Basterebbero due sole parole, «sono antifascista», per chiudere definitivamente la diatriba che si ripropone ogni 25 Aprile e suggellare la pacificazione nazionale auspicata da Alcide De Gasperi quando fu istituita la Festa della Liberazione.

Essere antifascisti significa amare la libertà. Come è possibile esitare a definirsi antifascista? Non capisco i silenzi, gli imbarazzi, le reticenze: la libertà è un valore universale, «una parola incommensurabile come il cielo, irraggiungibile da mano umana come un astro» scrive Philip Roth, tra l’altro più sfruttata a destra che a sinistra negli ultimi trent’anni. Non comprendo il fastidio per chi oggi celebra il giorno in cui milioni di italiani si ribellarono alla dittatura: non dovrebbe essere una “festa nazionale” nella quale un popolo ritrova le fondamenta della sua convivenza civile? Ieri abbiamo raccontato il “mood” del centrodestra emiliano-romagnolo nell’approcciarsi al 25 Aprile.
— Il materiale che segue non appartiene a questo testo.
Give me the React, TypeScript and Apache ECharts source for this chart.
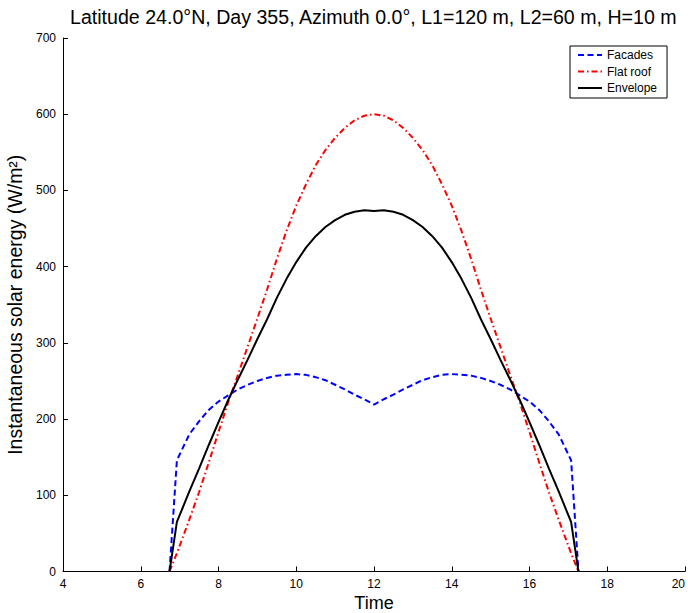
import React, { useEffect, useRef } from "react";
import * as echarts from "echarts";

const times = [6.74, 6.93, 7.25, 7.5, 7.75, 8, 8.25, 8.5, 8.75, 9, 9.25, 9.5, 9.75, 10, 10.25, 10.5, 10.75, 11, 11.25, 11.5, 11.75, 12,
  12.25, 12.5, 12.75, 13, 13.25, 13.5, 13.75, 14, 14.25, 14.5, 14.75, 15, 15.25, 15.5, 15.75, 16, 16.25, 16.5, 16.75, 17.07, 17.26];

const facades = [0, 146, 180, 197, 212, 223, 231, 239, 245, 250, 254, 257, 258, 259, 258, 255, 251, 245, 239, 232, 226, 219,
  226, 232, 239, 245, 251, 255, 258, 259, 258, 257, 254, 250, 245, 239, 231, 223, 212, 197, 180, 146, 0];

const flatRoof = [0, 24, 68, 104, 143, 183, 222, 258, 295, 332, 370, 410, 447, 480, 508, 533, 553, 569, 582, 592, 598, 600,
  598, 592, 582, 569, 553, 533, 508, 480, 447, 410, 370, 332, 295, 258, 222, 183, 143, 104, 68, 24, 0];

const envelope = [0, 65, 105, 135, 166, 196, 225, 252, 278, 305, 331, 359, 384, 406, 425, 440, 452, 461, 468, 472, 474, 473,
  474, 472, 468, 461, 452, 440, 425, 406, 384, 359, 331, 305, 278, 252, 225, 196, 166, 135, 105, 65, 0];

const titleText = "Latitude 24.0°N, Day 355, Azimuth 0.0°, L1=120 m, L2=60 m, H=10 m";
const xName = "Time";
const yName = "Instantaneous solar energy (W/m²)";

const FONT = "'Liberation Sans', Arial, Helvetica, sans-serif";

const pairs = (vals: number[]) => times.map((t, i) => [t, vals[i]]);

export default function App() {
  const ref = useRef<HTMLDivElement>(null);
  useEffect(() => {
    if (!ref.current) return;
    const chart = echarts.init(ref.current, null, { renderer: "svg" });
    chart.setOption({
      animation: false,
      backgroundColor: "#ffffff",
      textStyle: { fontFamily: FONT },
      title: {
        text: titleText,
        left: 70,
        top: 7,
        padding: 0,
        textStyle: { fontFamily: FONT, fontSize: 19.6, fontWeight: "normal", color: "#000" },
      },
      grid: {
        left: 63,
        right: 3,
        top: 38,
        bottom: 41.5,
        containLabel: false,
        outerBoundsMode: "none",
      },
      graphic: [
        {
          type: "text",
          x: 374,
          y: 603,
          style: {
            text: xName,
            fill: "#000",
            font: "18px 'Liberation Sans', Arial, Helvetica, sans-serif",
            textAlign: "center",
            textVerticalAlign: "middle",
          },
        },
      ],
      legend: {
        left: 570,
        top: 46,
        orient: "vertical",
        backgroundColor: "#fff",
        borderColor: "#000",
        borderWidth: 1,
        borderRadius: 0,
        padding: [3, 10, 4, 7],
        itemWidth: 24,
        itemHeight: 12,
        itemGap: 4.5,
        itemStyle: { opacity: 0 },
        textStyle: { fontFamily: FONT, fontSize: 12, color: "#000" },
        data: ["Facades", "Flat roof", "Envelope"],
      },
      xAxis: {
        type: "value",
        min: 4,
        max: 20,
        interval: 2,
        axisLine: { show: true, onZero: false, lineStyle: { color: "#000", width: 1 } },
        axisTick: { show: true, inside: true, length: 5, lineStyle: { color: "#000" } },
        axisLabel: { fontFamily: FONT, fontSize: 12, color: "#000", margin: 6, alignMaxLabel: "right" },
        splitLine: { show: false },
      },
      yAxis: {
        type: "value",
        min: 0,
        max: 700,
        interval: 100,
        name: yName,
        nameLocation: "middle",
        nameGap: 31,
        nameTextStyle: { fontFamily: FONT, fontSize: 19.5, color: "#000" },
        axisLine: { show: true, lineStyle: { color: "#000", width: 1 } },
        axisTick: { show: true, inside: true, length: 5, lineStyle: { color: "#000" } },
        axisLabel: { fontFamily: FONT, fontSize: 12, color: "#000", margin: 7 },
        splitLine: { show: false },
      },
      series: [
        {
          name: "Facades",
          type: "line",
          data: pairs(facades),
          symbol: "none",
          lineStyle: { color: "#0000ff", width: 2, type: [6, 3.5] },
          itemStyle: { color: "#0000ff" },
        },
        {
          name: "Flat roof",
          type: "line",
          data: pairs(flatRoof),
          symbol: "none",
          lineStyle: { color: "#ff0000", width: 2, type: [6, 3, 1.5, 3] },
          itemStyle: { color: "#ff0000" },
        },
        {
          name: "Envelope",
          type: "line",
          data: pairs(envelope),
          symbol: "none",
          lineStyle: { color: "#000000", width: 2, type: "solid" },
          itemStyle: { color: "#000000" },
        },
      ],
    });
    return () => chart.dispose();
  }, []);
  return (
    <div
      ref={ref}
      style={{ position: "absolute", left: 0, top: 0, width: 688, height: 613 }}
    />
  );
}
Mi ha colpito che molti dei politici contattati abbiano chiesto di non essere citati o hanno rifiutato di rilasciare dichiarazioni o hanno menato “il can per l’aia”. Accanto a posizioni aperte, come quella del viceministro Galeazzo Bignami o del ministro Gennaro Sangiuliano, una coltre incomprensibile di silenzi. Ma se il 25 Aprile è stato egemonizzato dalla sinistra, anche nelle forme più estreme, è perché la destra non l’ha mai vissuto come una festa nazionale, piuttosto come un’onta da evitare: ha abbandonato il campo, senza contenderlo, di una giornata nata come patrimonio comune di socialisti, laici, cattolici, liberali, comunisti. Quest’anno ricorre il centenario dell’assassinio di Giacomo Matteotti, trucidato dagli scagnozzi fascisti il 10 giugno 1924. Quale irripetibile occasione di riconciliazione... ma si è partiti con il piede sbagliato: la censura, perché di questo si tratta, del monologo di Antonio Scurati.

Scurati dice cose opinabili sulla premier, ma niente autorizza la Tv di Stato a mettergli la mordacchia, tuttalpiù avrebbe dovuto contrapporgli un parere diverso. Ma anche in questo caso la destra ha balbettato, trincerandosi dietro un finto motivo economico (1800 euro lordi per un autore di bestsellers (!) impallidiscono di fronte a molti cachet Rai) senza dire chiaramente quello che avrebbe dovuto dire: scusateci, abbiamo fatto un autogol, Scurati avrà la tribuna che gli era stata accordata ma una tribuna l’avrà anche un pensiero diverso, e i telespettatori, in un libero gioco democratico, potranno orientarsi e scegliere. Grazie a questo suicidio mediatico, oggi quel monologo che pochi avrebbero visto in tv sarà letto nelle piazze e rilanciato dai media e raggiungerà centinaia di migliaia di persone.

Che poi il succo del discorso è ancora tremendamente attuale: un partito che, dopo aver nascosto la “Fiamma” con Gianfranco Fini, l’ha rimessa in bella evidenza e non riesce ancora a tagliare con il passato.